According to uncore PMU manual: "the R3QPI agent implements a latency-reducing optimization for dual sockets which issues snoops within the socket for incoming requests as well as a latency reducing optimization to return data satisfying Direct2Core (D2C) requests." Because it will issue snoop for incoming requests, I guess it is only used by "Home Snoop" mode, right?

SKX only supports "Home Snoop" mode, but includes dynamically adaptive behavior to get most of the latency reduction benefit of "Early Snoop" mode as long as UPI utilization remains low.

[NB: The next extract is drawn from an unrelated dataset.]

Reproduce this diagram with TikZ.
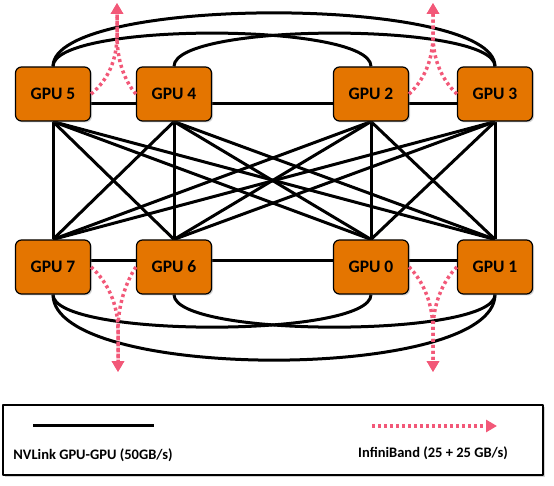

I just noticed that the Xeon Scalable Memory Family Uncore Performance Monitoring Reference Manual (336274-001) Section 2.2.10 includes CHA events that distinguish between "directed" and "broadcast" snoops (and between local and remote sources of these snoops). For cache lines in E or M state, only one core (L1+L2) can have the cache line, so a "directed" snoop makes the most sense -- the other caches should not waste tag bandwidth on the lookup. For lines in S state, any number of private caches can have a copy of the line, so a broadcast (on-chip) makes sense. (For coherence over a small number of NUMA nodes (2-4), global broadcasting of snoops on shared lines may be tolerable, but for large NUMA node counts (32++) it is beneficial to track the nodes that (might) have a copy of a shared line, and restrict the snoops to those nodes. The snoop may (or may not) be broadcast *within* each NUMA node, but is typically not broadcast across *all* NUMA nodes.)